Hardship: Bauchi Emir visits markets, begs traders not to increase prices

The Emir of Bauchi, Dr Rilwanu Adamu, has visited some major markets in the Northeast State, pleading with traders and other business communities to avoid indiscriminate increases in commodity prices in order to alleviate difficulties faced by the masses in purchasing foodstuff for their families.

The Emir talked with some of the traders to appraise the market pricing of several goods, particularly grains, vegetables, and other foodstuffs.

The royal father also encouraged businessmen to imbibe the practice of subsidising their commodities by adding little gains in order to make food affordable to the poor and other vulnerable members of society.

“Almighty Allah blesses businesses and trading which add little gains that make it affordable for people to buy,” he was quoted by Daily Trust.

The traditional king praised traders and other marketers for their fortitude in the face of rising transport costs as a result of the termination of fuel subsidies, and pleaded with them to explore how they could lower prices without experiencing losses in their businesses.

At the Wunti market, the emir also interacted with traders selling vegetables and advised them to go for little gains considering the economic hardship, adding that “Too much gain particularly on food items is not godly."

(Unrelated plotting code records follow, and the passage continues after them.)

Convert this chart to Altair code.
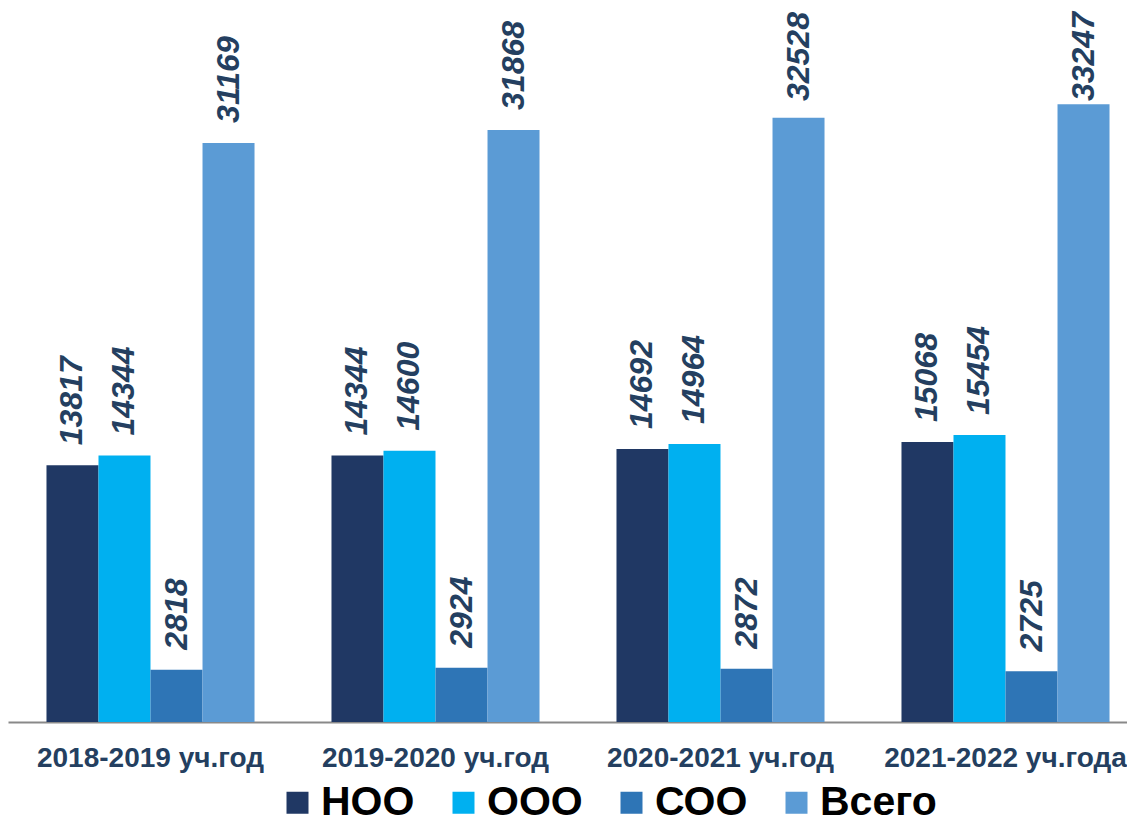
import altair as alt
import pandas as pd

years = ["2018-2019 уч.год", "2019-2020 уч.год", "2020-2021 уч.год", "2021-2022 уч.года"]
series = ["НОО", "ООО", "СОО", "Всего"]
noo = [13817, 14344, 14692, 15068]
ooo = [14344, 14600, 14964, 15454]
soo = [2818, 2924, 2872, 2725]
total = [31169, 31868, 32528, 33247]
colors = ["#203864", "#00B0F0", "#2E75B6", "#5B9BD5"]

rows = []
for i, y in enumerate(years):
    for s, vals in zip(series, [noo, ooo, soo, total]):
        rows.append({"year": y, "series": s, "value": vals[i]})
df = pd.DataFrame(rows)

FONT = "Liberation Sans"
NAVY = "#243F60"
YMAX = 38430
GAP_UNITS = 1076      # ~20 px gap between bar top and label
LABEL_CAP = 33423     # keep the tallest labels inside the top edge

x = alt.X("year:N", sort=years, title=None,
          scale=alt.Scale(range=[0, 1140], paddingInner=0.27, paddingOuter=0.135),
          axis=alt.Axis(labelAngle=0, labelFont=FONT, labelFontSize=28, labelFontWeight="bold",
                        labelColor=NAVY, labelPadding=22, ticks=False, domainColor="#898989",
                        domainWidth=2, labelLimit=400))
xo = alt.XOffset("series:N", sort=series, scale=alt.Scale(paddingInner=0, paddingOuter=0))
yscale = alt.Scale(domain=[0, YMAX], nice=False, zero=True)
y = alt.Y("value:Q", axis=None, scale=yscale)

base = alt.Chart(df)
bars = base.mark_bar(size=52).encode(
    x=x, xOffset=xo, y=y,
    color=alt.Color("series:N", sort=series, scale=alt.Scale(domain=series, range=colors),
                    legend=alt.Legend(title=None, orient="none", legendX=269, legendY=774,
                                      direction="horizontal", columns=4, symbolType="square",
                                      symbolSize=484, symbolStrokeWidth=0, symbolOpacity=1,
                                      labelFont=FONT, labelFontSize=41, labelFontWeight="bold",
                                      labelColor="#000000", columnPadding=28, labelOffset=3,
                                      padding=0, labelLimit=300)),
)
labels = base.transform_calculate(
    labelpos=f"min(datum.value + {GAP_UNITS}, {LABEL_CAP})"
).mark_text(angle=270, align="left", baseline="middle",
            font=FONT, fontSize=32, fontWeight="bold", fontStyle="italic",
            color=NAVY).encode(
    x=x, xOffset=xo,
    y=alt.Y("labelpos:Q", axis=None, scale=yscale),
    text=alt.Text("value:Q", format="d"),
)

chart = (bars + labels).properties(
    width=1119, height=714,
    autosize=alt.AutoSizeParams(type="none"),
    padding={"left": 0, "top": 0, "right": 0, "bottom": 98},
).configure_view(stroke=None)

chart.save("out.html", embed_options={"renderer": "svg", "actions": False})
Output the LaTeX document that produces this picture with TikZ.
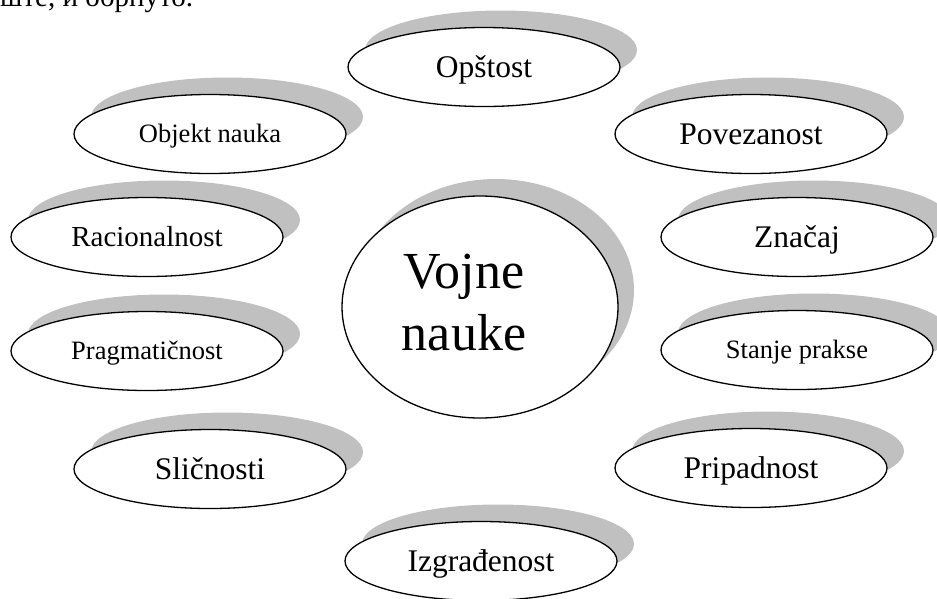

While speaking to the meat sellers at Wunti market, the traditional monarch instructed them to adhere to all hygienic practices in order to ensure that people get to buy nutritious meat for consumption, hence lowering the chances of diseases related with beef. He also purchased a few kilogrammes of beef from a dealer.

Some shop owners praised the emir for taking the initiative to visit the markets and observe things for himself, with one Malam Kabiru describing the visit as a show of strong leadership skills.

The businessmen told the king that, despite the economic downturn, they would not raise their prices to ensure that the needy could purchase the things.